Creomar de Souza

Crime e Castigo

A ideia de que um ator político qualquer é superior as regras do jogo institucional, é um veneno para a ordem democrática

por Creomar de Souza em 26/02/21 20:35

Assisti a um filme indiano chamado Tigre Branco e o que mais me chamou atenção foi o enredo:  um jovem pobre, Balram Halwai, comete um crime para romper o cativeiro da pobreza mental e material que o cerca. Ao terminar o filme, automaticamente, me conectei ao clássico de Dostoievsky, Crime e Castigo e as concepções de vida do protagonista, Raskolnikov, diante de sua condição de pobreza e necessidade. 

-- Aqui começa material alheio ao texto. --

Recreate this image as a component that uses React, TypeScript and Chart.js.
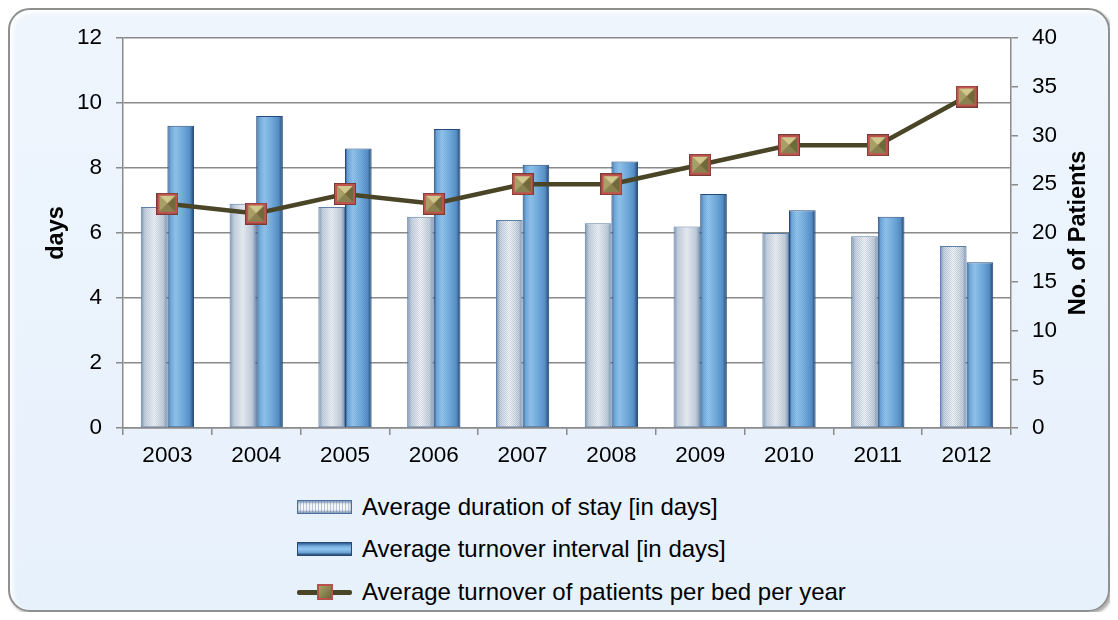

O ponto de ligação entre os protagonistas é a crença em sua especialidade, pedindo licença a Balram, me foco a partir daqui em Raskolnikov e sua percepção de que as pessoas se dividiam em duas categorias: ordinárias e extraordinárias. As primeiras deveriam se acomodar, ser obedientes, cumprir fielmente a lei. Os extraordinários, por sua vez, eram visionários, destinados a realizar grandes feitos, os verdadeiros protagonistas de seu próprio destino e até da humanidade. Esses cometeriam crimes e tripudiariam sobre convenções sociais, mas acabariam redimidos pela história. Criminosos hoje, porém celebrados com estátuas de bronze amanhã.

Raskolnikov acreditava, no seu íntimo, que sua vida teria essa transcendência, a exemplo de Napoleão Bonaparte. Infelizmente para ele, suas fantasias não eram nada mais que isso e as consequências para sua vida foram sérias. Partindo da história ambientada na Rússia, não é difícil traçar um paralelo com muitos dos líderes políticos no Brasil contemporâneo, sem distinções ideológicas ou partidárias. Em primeiro olhar, é possível afirmar que muitos deles acreditam que estão acima do bem e do mal, que cumprem um desígnio transcendental, uma missão que lhes permite atropelar instituições, normas legais e preceitos morais. Alguns dirão que o que os motiva é a perspectiva de amealhar fortuna ou poder político, quando não ambos. Creio que esse é apenas um dos lados da moeda.

Imagem de Raskolnikov, personagem de "Crime e castigo"
Imagem de Raskolnikov, personagem de “Crime e castigo”. Foto: reprodução do estúdio Mosfilm

Para que um sistema de corrupção estrutural ou o desprezo ativo pelas instituições do Estado de Direito deite raízes, é preciso mais do que o interesse egoísta no enriquecimento pessoal e no controle de recursos políticos. É necessário também que tenhamos um bom contingente de Raskolnikovs, capazes de se autoenganar e de enganar os demais, vendendo com certo sucesso a balela de que seus atos antidemocráticos, na verdade, servem para salvar as instituições democráticas; que a corrupção que praticam com gosto, na verdade, não visa engordar seu patrimônio, mas irrigar máquinas partidárias encarregadas de implementar seu “projeto de país”; que o aparelhamento do Estado não constitui nepotismo ou favorecimento, mas garantia de execução do programa vencedor nas urnas.

A literatura e o cinema por vezes ajudam a iluminar aspectos da realidade que a Ciência Política seria incapaz de explicar. Na maioria dos casos, porém, a realidade, ao imitar a arte, consegue superar a trama ficcional tanto em criatividade quanto na crueza de suas consequências. Enquanto nossos Raskolnikovs insistem em suas fantasias, a realidade se impõe: um quarto de milhão de mortes pelo COVID-19, a vacinação avança a passos de cágado e a economia sofre solavancos desnecessários – como a situação na Petrobras -, passando a imagem de uma República com nenhuma segurança jurídica.

Os Raskolnikovs tupiniquins, por mais que fantasiem suas ilusões de elevação, de fato, mostram-se incapazes de enfrentar os desafios da realidade. E a conta dessa trama será paga por todos, com um país mais pobre, doente e isolado internacionalmente. No futuro, com sorte, estas lideranças serão lembradas apenas como uma deprimente nota de rodapé na nossa trajetória histórica, cuja tendência positiva ou negativa dependerá de nossa capacidade como sociedade de livrar-nos dos salvadores da pátria e fortalecer a boa e velha democracia representativa.